### [What the exercise asks]
Can you transcribe every line exactly and leave the pictures behind?

========================================================================

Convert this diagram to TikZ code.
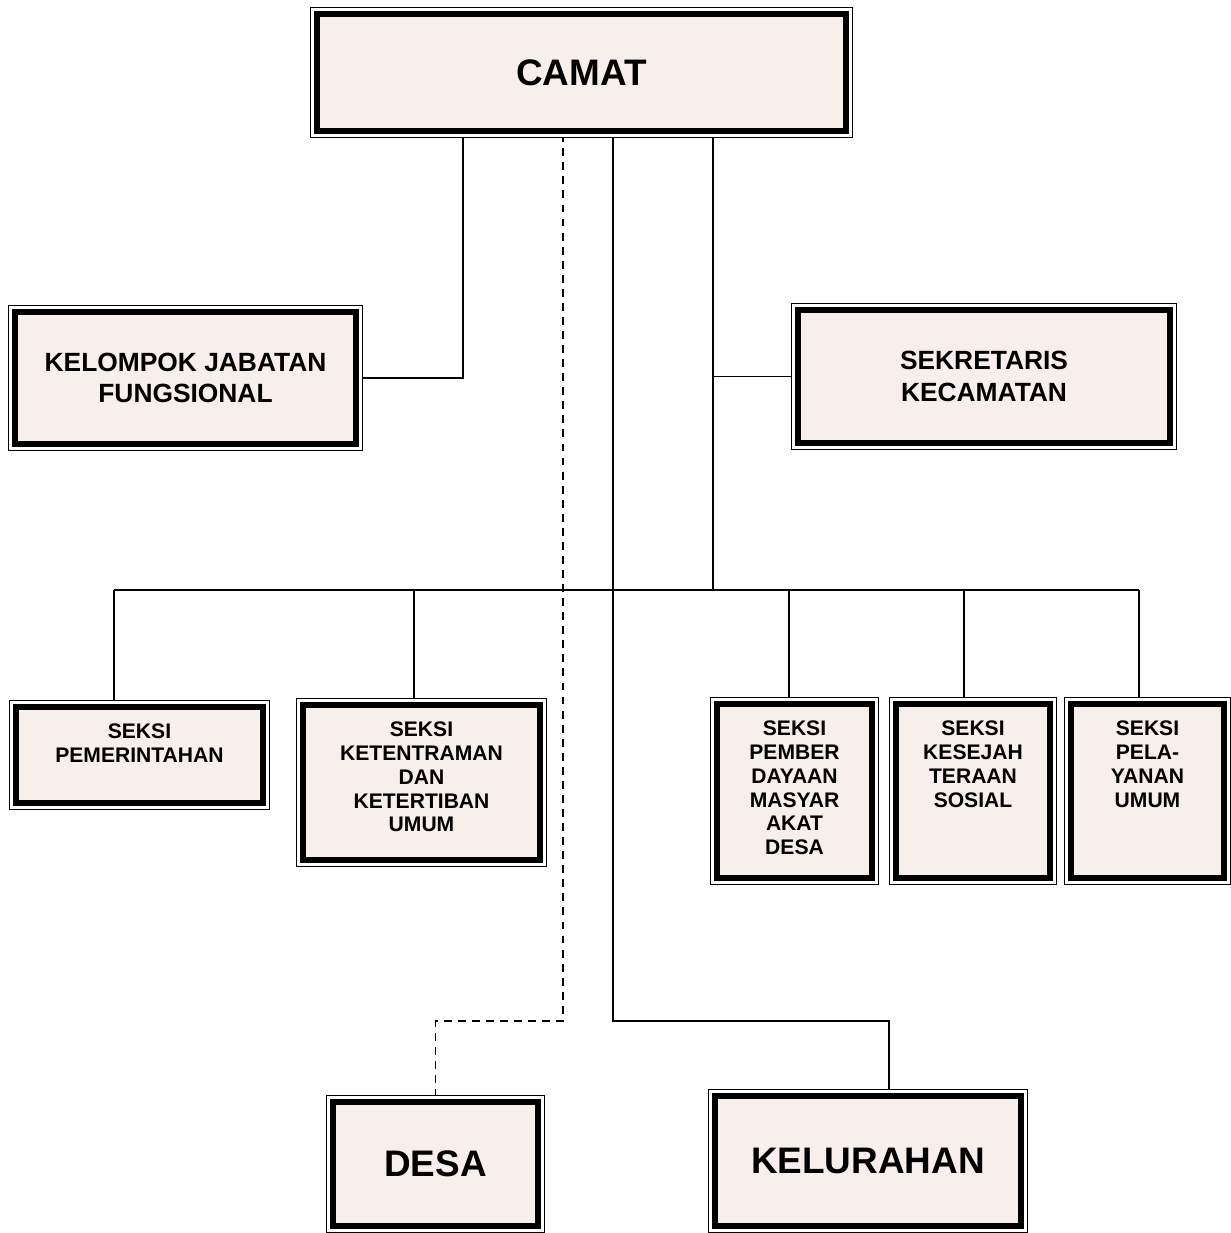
\documentclass[tikz,border=0pt]{standalone}
\usepackage{fontspec}
\setmainfont{Liberation Sans}
\usetikzlibrary{backgrounds}
\definecolor{boxfill}{RGB}{246,239,236}
\begin{document}
\begin{tikzpicture}[line cap=round,line join=round,x=1.0cm,y=1.0cm,
	kotak/.style={rectangle,fill=boxfill,draw=black,line width=3.7pt,line join=miter,inner sep=0pt,
		preaction={draw=black,line width=8.1pt,line join=miter},
		preaction={draw=white,line width=6.5pt,line join=miter}},
	besar/.style={font=\fontsize{21}{25}\selectfont\bfseries},
	sedang/.style={font=\fontsize{15}{18}\selectfont\bfseries,align=center},
	kecil/.style={font=\fontsize{12}{13.6}\selectfont\bfseries,align=center,anchor=north,inner sep=0pt,yshift=-0.39cm},
	garis/.style={line width=0.9pt},
	putus/.style={line width=0.9pt,line cap=butt,dash pattern=on 4.5pt off 3.5pt}]
				\useasboundingbox (0,0) rectangle (24.6,24.66);
				\node[kotak,besar,minimum width=10.58cm,minimum height=2.34cm] (camat) at (11.63,23.21) {CAMAT};
				\node[kotak,sedang,minimum width=6.82cm,minimum height=2.64cm] (kjf) at (3.71,17.10) {KELOMPOK JABATAN\\FUNGSIONAL};
				\node[kotak,sedang,minimum width=7.44cm,minimum height=2.66cm] (sek) at (19.68,17.13) {SEKRETARIS\\KECAMATAN};
				\node[kotak,minimum width=4.94cm,minimum height=1.92cm] (pem) at (2.79,9.56) {};
				\node[kotak,minimum width=4.74cm,minimum height=3.10cm] (ket) at (8.43,9.01) {};
				\node[kotak,minimum width=3.10cm,minimum height=3.48cm] (pmd) at (15.89,8.84) {};
				\node[kotak,minimum width=3.08cm,minimum height=3.48cm] (kes) at (19.46,8.84) {};
				\node[kotak,minimum width=3.06cm,minimum height=3.48cm] (pel) at (22.95,8.84) {};
				\node[kotak,besar,minimum width=4.10cm,minimum height=2.48cm] (desa) at (8.71,1.38) {DESA};
				\node[kotak,besar,minimum width=6.12cm,minimum height=2.60cm] (kel) at (17.36,1.44) {KELURAHAN};
				\node[kecil] (pem-t) at (pem.north) {SEKSI\\PEMERINTAHAN};
				\node[kecil] (ket-t) at (ket.north) {SEKSI\\KETENTRAMAN\\DAN\\KETERTIBAN\\UMUM};
				\node[kecil] (pmd-t) at (pmd.north) {SEKSI\\PEMBER\\DAYAAN\\MASYAR\\AKAT\\DESA};
				\node[kecil] (kes-t) at (kes.north) {SEKSI\\KESEJAH\\TERAAN\\SOSIAL};
				\node[kecil] (pel-t) at (pel.north) {SEKSI\\PELA-\\YANAN\\UMUM};
				\begin{scope}[on background layer]
					\coordinate (kjfx) at (9.26,0);
					\coordinate (desax) at (11.26,0);
					\coordinate (kelx) at (12.26,0);
					\coordinate (sekx) at (14.26,0);
					\coordinate (kelturun) at (17.78,0);
					\coordinate (bus) at (2.28,12.86);
					\coordinate (bus-r) at (22.78,12.86);
					\coordinate (bawah) at (0,4.24);
					\draw[garis] (camat.south -| kjfx) |- (kjf.east);
					\draw[garis] (camat.south -| sekx) -- (sekx |- bus);
					\draw[garis] (sekx |- sek.west) -- (sek.west);
					\draw[garis] (bus) -- (bus-r);
					\foreach \b/\x in {pem/2.28,ket/8.28,pmd/15.78,kes/19.28,pel/22.78}
						\draw[garis] (\x,12.86) coordinate (atas) -- (atas |- \b.north);
					\draw[putus] (camat.south -| desax) -- (bawah -| desax) -| (desa.north);
					\draw[garis] (camat.south -| kelx) -- (bawah -| kelx) -| (kel.north -| kelturun);
				\end{scope}
			\end{tikzpicture}
\end{document}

========================================================================

### [Result below]
Convert this diagram to TikZ code.
\documentclass[tikz,border=0pt]{standalone}
\usepackage{fontspec}
\setmainfont{Liberation Sans}
\usetikzlibrary{backgrounds}
\definecolor{boxfill}{RGB}{246,239,236}
\begin{document}
\begin{tikzpicture}[line cap=round,line join=round,x=1.0cm,y=1.0cm,
	kotak/.style={rectangle,fill=boxfill,draw=black,line width=3.7pt,line join=miter,inner sep=0pt,
		preaction={draw=black,line width=8.1pt,line join=miter},
		preaction={draw=white,line width=6.5pt,line join=miter}},
	besar/.style={font=\fontsize{21}{25}\selectfont\bfseries},
	sedang/.style={font=\fontsize{15}{18}\selectfont\bfseries,align=center},
	kecil/.style={font=\fontsize{12}{13.6}\selectfont\bfseries,align=center,anchor=north,inner sep=0pt,yshift=-0.39cm},
	garis/.style={line width=0.9pt},
	putus/.style={line width=0.9pt,line cap=butt,dash pattern=on 4.5pt off 3.5pt}]
				\useasboundingbox (0,0) rectangle (24.6,24.66);
				\node[kotak,besar,minimum width=10.58cm,minimum height=2.34cm] (camat) at (11.63,23.21) {CAMAT};
				\node[kotak,sedang,minimum width=6.82cm,minimum height=2.64cm] (kjf) at (3.71,17.10) {KELOMPOK JABATAN\\FUNGSIONAL};
				\node[kotak,sedang,minimum width=7.44cm,minimum height=2.66cm] (sek) at (19.68,17.13) {SEKRETARIS\\KECAMATAN};
				\node[kotak,minimum width=4.94cm,minimum height=1.92cm] (pem) at (2.79,9.56) {};
				\node[kotak,minimum width=4.74cm,minimum height=3.10cm] (ket) at (8.43,9.01) {};
				\node[kotak,minimum width=3.10cm,minimum height=3.48cm] (pmd) at (15.89,8.84) {};
				\node[kotak,minimum width=3.08cm,minimum height=3.48cm] (kes) at (19.46,8.84) {};
				\node[kotak,minimum width=3.06cm,minimum height=3.48cm] (pel) at (22.95,8.84) {};
				\node[kotak,besar,minimum width=4.10cm,minimum height=2.48cm] (desa) at (8.71,1.38) {DESA};
				\node[kotak,besar,minimum width=6.12cm,minimum height=2.60cm] (kel) at (17.36,1.44) {KELURAHAN};
				\node[kecil] (pem-t) at (pem.north) {SEKSI\\PEMERINTAHAN};
				\node[kecil] (ket-t) at (ket.north) {SEKSI\\KETENTRAMAN\\DAN\\KETERTIBAN\\UMUM};
				\node[kecil] (pmd-t) at (pmd.north) {SEKSI\\PEMBER\\DAYAAN\\MASYAR\\AKAT\\DESA};
				\node[kecil] (kes-t) at (kes.north) {SEKSI\\KESEJAH\\TERAAN\\SOSIAL};
				\node[kecil] (pel-t) at (pel.north) {SEKSI\\PELA-\\YANAN\\UMUM};
				\begin{scope}[on background layer]
					\coordinate (kjfx) at (9.26,0);
					\coordinate (desax) at (11.26,0);
					\coordinate (kelx) at (12.26,0);
					\coordinate (sekx) at (14.26,0);
					\coordinate (kelturun) at (17.78,0);
					\coordinate (bus) at (2.28,12.86);
					\coordinate (bus-r) at (22.78,12.86);
					\coordinate (bawah) at (0,4.24);
					\draw[garis] (camat.south -| kjfx) |- (kjf.east);
					\draw[garis] (camat.south -| sekx) -- (sekx |- bus);
					\draw[garis] (sekx |- sek.west) -- (sek.west);
					\draw[garis] (bus) -- (bus-r);
					\foreach \b/\x in {pem/2.28,ket/8.28,pmd/15.78,kes/19.28,pel/22.78}
						\draw[garis] (\x,12.86) coordinate (atas) -- (atas |- \b.north);
					\draw[putus] (camat.south -| desax) -- (bawah -| desax) -| (desa.north);
					\draw[garis] (camat.south -| kelx) -- (bawah -| kelx) -| (kel.north -| kelturun);
				\end{scope}
			\end{tikzpicture}
\end{document}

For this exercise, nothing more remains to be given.